# Where can I buy Provent-A-Mite?



## BeckyL (Nov 12, 2008)

Hi all,

Does anyone know where I can buy this within the UK? I know Jungle Phase in Essex stock it, but when I went on the website it had some strange messages on there saying it had been hacked?? :s Anyone know anything about that?

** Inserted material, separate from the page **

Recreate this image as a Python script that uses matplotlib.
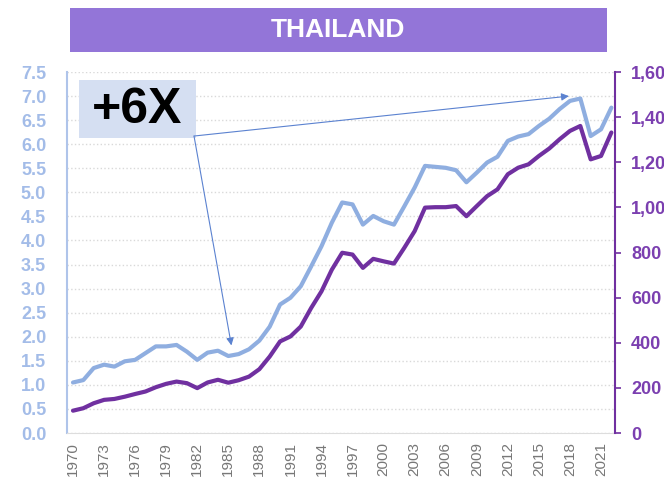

Would I be able to ring them up and order it that way?

I've found Provent A Mite on Ebay from American sellers, but I'd prefer a UK sale because I'd like it sooner rather than later.

All help appreciated : victory:


----------



## wohic (Jun 19, 2006)

If you cant get hold of any Ardap works in the same way


----------



## BeckyL (Nov 12, 2008)

Yeah, I've heard of Ardap, although does it has the same preventative measures that P-A-M does? I liked the fact that Provent-A-Mite can be used to stop mites coming back in the future, too.


----------



## wohic (Jun 19, 2006)

indeed it does, works for up to 6 weeks i believe


----------



## BeckyL (Nov 12, 2008)

So it's pretty much the same thing? Is it safe to use?

Edit: also, is this the right stuff? http://cgi.ebay.co.uk/ARDAP-PEST-CONTROL-INSECTICIDE-ANTI-MITE-BIRD-CAGE_W0QQitemZ120379921904QQcmdZViewItemQQptZUK_Pet_Supplies_Birds?hash=item120379921904&_trksid=p3286.c0.m14&_trkparms=72%3A1683%7C66%3A2%7C65%3A12%7C39%3A1%7C240%3A1318


----------